Des travaux toujours en cours
En 2021, Innovation, Sciences et Développement économique Canada a amorcé une consultation sur le droit d’auteur et l’IA à laquelle ont participé de nombreux joueurs du milieu de la culture, dont Artisti et l’ADISQ. Les conclusions et propositions de modifications législatives se font toujours attendre.

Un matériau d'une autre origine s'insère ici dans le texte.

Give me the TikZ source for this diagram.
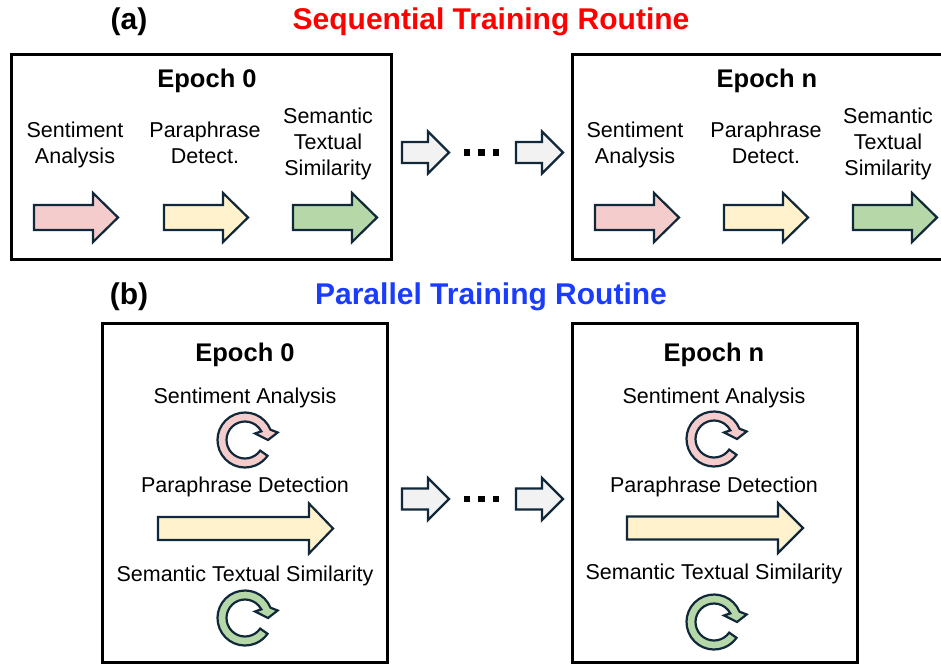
\documentclass[tikz,border=0pt]{standalone}
\usepackage{fontspec}
\setmainfont{Liberation Sans}

\definecolor{edge}{HTML}{10283A}
\definecolor{pinkf}{HTML}{F4CCCC}
\definecolor{yellowf}{HTML}{FFF2CC}
\definecolor{greenf}{HTML}{B6D7A8}
\definecolor{grayf}{HTML}{F2F2F2}
\definecolor{titlered}{HTML}{FF0000}
\definecolor{titleblue}{HTML}{1A3CFF}

\tikzset{
  panel/.style={draw=black,line width=3pt},
  blockarrow/.style={draw=edge,line width=2.2pt,line join=miter},
  bodytext/.style={font=\fontsize{21.5}{26}\selectfont,align=center,inner sep=0pt,anchor=base},
  epochlabel/.style={font=\fontsize{25.5}{30}\selectfont\bfseries,inner sep=0pt,anchor=base},
  heading/.style={font=\fontsize{30}{34}\selectfont\bfseries,inner sep=0pt,anchor=base},
  dotmark/.style={fill=black,minimum size=6.5pt,inner sep=0pt,draw=none},
}

% straight block arrow: tail x, tip x, head base x, centre y, half shaft, half head, fill
\newcommand\flatarrow[7]{%
  \draw[blockarrow,fill=#7] (#1,#4+#5) -- (#3,#4+#5) -- (#3,#4+#6) -- (#2,#4)
    -- (#3,#4-#6) -- (#3,#4-#5) -- (#1,#4-#5) -- cycle;}

% clockwise circular block arrow around a centre
\newcommand\looparrow[3]{%
  \begin{scope}[shift={(#1,#2)}]
    \draw[blockarrow,fill=#3] (22:27.5) arc[start angle=22,end angle=325,radius=27.5]
      -- (325:18.5) arc[start angle=325,end angle=28,radius=18.5]
      -- (33:12) -- (0:23) -- (13:33.5) -- cycle;
  \end{scope}}

\begin{document}
\begin{tikzpicture}[x=1pt,y=1pt]
\clip (0,0) rectangle (941,-664);
\fill[white] (0,0) rectangle (941,-664);

% ---------- (a) sequential ----------
\node[heading] (tagA) at (129,-29) {(a)};
\node[heading,text=titlered] (titleA) at (491,-29) {Sequential Training Routine};

\draw[panel] (11.5,-54.5) rectangle (391,-259);
\draw[panel] (572,-54.5) rectangle (960,-259);

\node[epochlabel] (ea0) at (207,-87) {Epoch 0};
\node[epochlabel] (ean) at (767,-87) {Epoch n};

% multi-line labels are placed by the baseline of their last line
\node[bodytext] (sa0) at (75,-163) {Sentiment\\Analysis};
\node[bodytext] (pd0) at (205,-163) {Paraphrase\\Detect.};
\node[bodytext] (st0) at (328,-175.5) {Semantic\\Textual\\Similarity};
\node[bodytext] (san) at (635,-163) {Sentiment\\Analysis};
\node[bodytext] (pdn) at (766,-163) {Paraphrase\\Detect.};
\node[bodytext] (stn) at (888,-175.5) {Semantic\\Textual\\Similarity};

\flatarrow{34}{118}{93}{-217.5}{12.5}{24.5}{pinkf}
\flatarrow{164}{248}{223}{-217.5}{12.5}{24.5}{yellowf}
\flatarrow{293}{377}{352}{-217.5}{12.5}{24.5}{greenf}
\flatarrow{595}{679}{654}{-217.5}{12.5}{24.5}{pinkf}
\flatarrow{724}{808}{783}{-217.5}{12.5}{24.5}{yellowf}
\flatarrow{853}{937}{912}{-217.5}{12.5}{24.5}{greenf}

\flatarrow{402}{449}{428}{-152.5}{10.5}{21}{grayf}
\node[dotmark] (da1) at (467,-152.5) {};
\node[dotmark] (da2) at (481.5,-152.5) {};
\node[dotmark] (da3) at (496,-152.5) {};
\flatarrow{516}{563}{542}{-152.5}{10.5}{21}{grayf}

% ---------- (b) parallel ----------
\node[heading] (tagB) at (129,-304) {(b)};
\node[heading,text=titleblue] (titleB) at (491,-304) {Parallel Training Routine};

\draw[panel] (102.5,-323) rectangle (387.5,-662);
\draw[panel] (572,-323) rectangle (857.5,-662);

\node[epochlabel] (eb0) at (245,-361) {Epoch 0};
\node[epochlabel] (ebn) at (714,-361) {Epoch n};

\node[bodytext] (sb0) at (245,-403) {Sentiment Analysis};
\looparrow{245}{-440}{pinkf}
\node[bodytext] (pb0) at (245,-492) {Paraphrase Detection};
\flatarrow{158}{333}{309}{-528.5}{11.5}{25}{yellowf}
\node[bodytext] (tb0) at (245,-581) {Semantic Textual Similarity};
\looparrow{245}{-618}{greenf}

\node[bodytext] (sbn) at (714,-403) {Sentiment Analysis};
\looparrow{714}{-439}{pinkf}
\node[bodytext] (pbn) at (714,-492.5) {Paraphrase Detection};
\flatarrow{627}{803}{778}{-528}{11.5}{25}{yellowf}
\node[bodytext] (tbn) at (714,-579) {Semantic Textual Similarity};
\looparrow{714}{-622}{greenf}

\flatarrow{402}{449}{428}{-499}{10.5}{21}{grayf}
\node[dotmark] (db1) at (467,-499) {};
\node[dotmark] (db2) at (481.5,-499) {};
\node[dotmark] (db3) at (496,-499) {};
\flatarrow{516}{563}{542}{-499}{10.5}{21}{grayf}
\end{tikzpicture}
\end{document}
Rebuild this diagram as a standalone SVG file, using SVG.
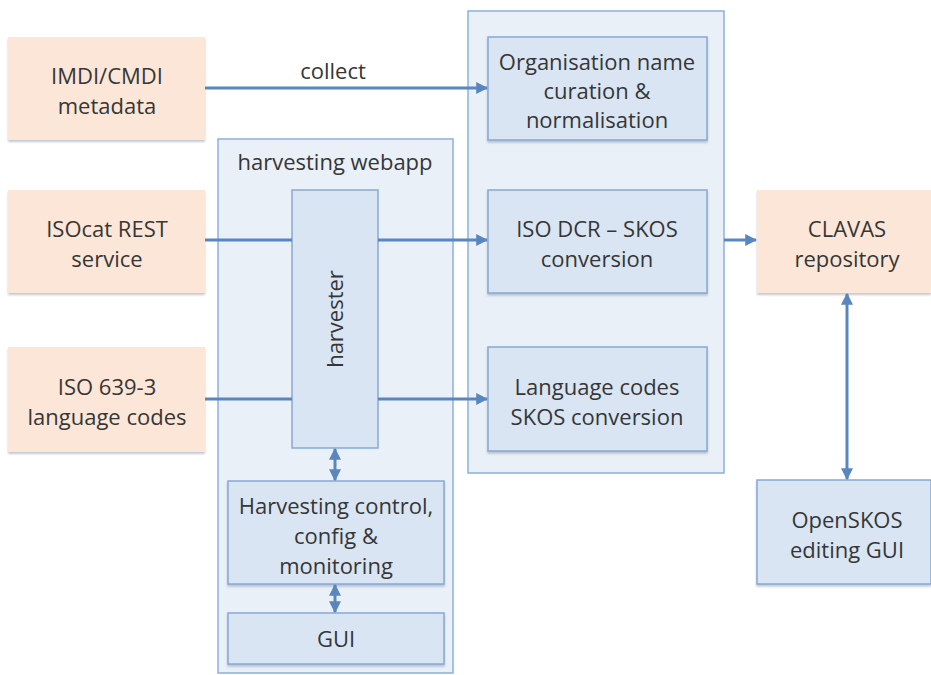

Il n’en demeure pas moins que les organisations et les personnes provenant du domaine de la culture aimeraient fortement qu’il y ait un meilleur encadrement et, surtout, moins d’exceptions au droit d’auteur. « Le droit d’auteur et le droit des utilisateurs ont été au cœur des travaux qui ont mené à la Loi sur la modernisation du droit d’auteur en 2012, explique Simon Claus, directeur des affaires publiques et de la recherche à l’ADISQ. Cela a mené à l’introduction d’un grand nombre d’exceptions au droit d’auteur. Est-ce qu’il faut introduire de nouvelles exceptions pour autoriser les procédés de l’IA? Je ne crois pas. L’ajout d’exceptions viderait encore davantage le droit d’auteur de sa substance. »
Selon M. Claus, il est certain que l’utilisation de l’IA dans le domaine musical a des avantages. Mais cette technologie amène également son lot de dangers, notamment une augmentation du nombre de chansons sur des plateformes déjà en surabondance d’offres. Certains ont déjà émis des pistes de solution, telles que l’implantation de systèmes de licences obligatoires, des mesures favorisant la transparence ou des contraintes liées à l’obtention d’autorisations. « Mais nous croyons qu’il doit y avoir avant tout une discussion politique avec le milieu culturel comme partie prenante », conclut M. Claus.